A violência que marcou a história destes 50 anos também leva o antigo combatente da guerra de libertação, o general Fodé Cassama, a apelar para a necessidade de sarar as feridas do passado e privilegiar o diálogo para o país retomar a via do progresso. "Talvez pode não ser na altura da nossa vida, mas o país vai arrancar. Mas é preciso que cada um meta na mente que o país é nosso, pertence a nós todos. Não é necessário pensar que 'sem mim, o país não pode andar'. Nós todos devemos dar as mãos e esquecer o passado porque o tempo que perdemos é muito. Perdemos um longo tempo que não permitiu o desenvolvimento do país.", considera o antigo militar.

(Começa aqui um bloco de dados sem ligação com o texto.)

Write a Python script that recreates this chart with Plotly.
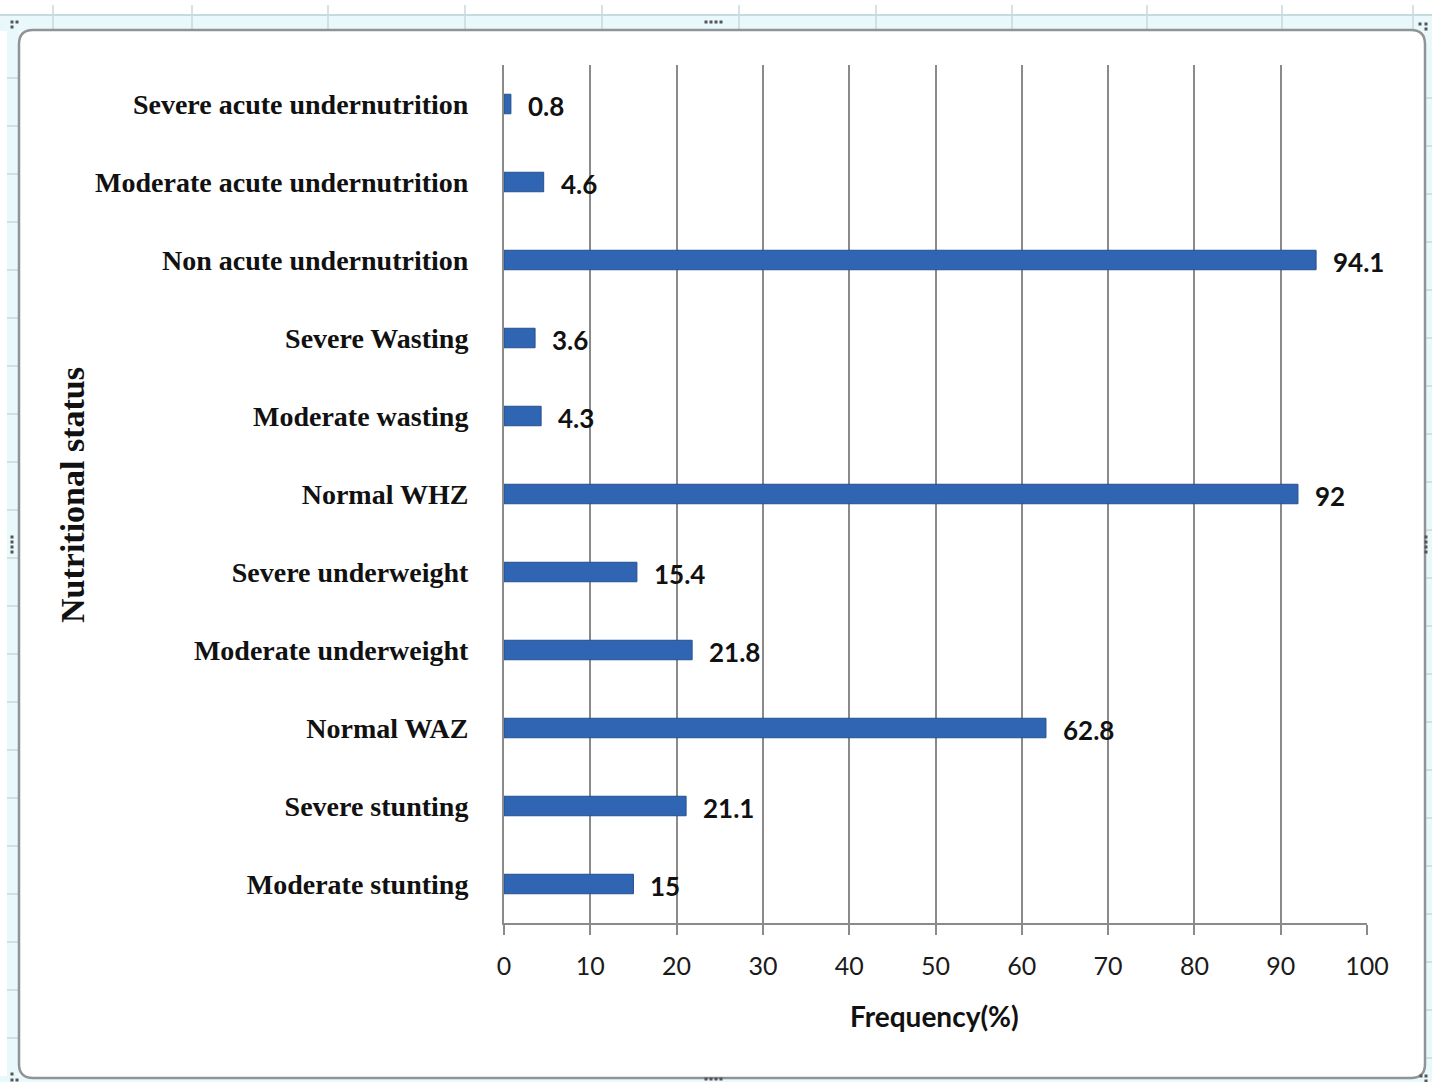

Ao fazer igualmente um apelo à tolerância, o escritor guineense Ernesto Dabo faz um balanço menos sombrio do resultado da luta de libertação, preferindo destacar que a independência da Guiné-Bissau acabou por ser o catalizador, alguns meses depois, da revolução do 25 de Abril e também da emancipação dos povos em termos de direito internacional.

"Não me parece que o 25 de Abril pudesse surgir se não houvesse revoltas nas colónias no período em que surgiram. Também não me parece que a conclusão da guerra teria sido mesmo tipo se não tivesse havido o 25 de Abril. Isto é para demonstrar que havia um processo em que vários intervenientes, cada um no seu espaço, foi evoluindo até se chegar a este fim", refere o autor que também participou na luta de libertação através da acção clandestina em Portugal.

50 anos depois desta luta, Ernesto Dabo considera que "o mundo é um só e as lutas vão acontecendo todos os dias nos lugares mais díspares possíveis, mas o essencial a nunca esquecer é aquilo que o Amílcar disse. O Homem é o ser supremo do universo. No dia em que isso for assumido por todas as sociedades de forma consciente e responsável, confesso que é a minha convicção que os conflitos vão diminuir, para não dizer desaparecer. Essa bagunça que nós vimos até aqui em que há quem queira que haja uma pirâmide eterna, onde há um núcleo humano que tem que estar a mandar em todos, explorar o que é de todos e a ser o senhor de todos, nem Deus eles permitem que seja livre!"

O escritor conclui: "Há coisas são naturais, é impossível não obedecer à natureza, não obedecer àquilo que simbolicamente poderá ser a razão essencial da vida: a diversidade. Se você não aceita a diversidade, não aceita a humanidade".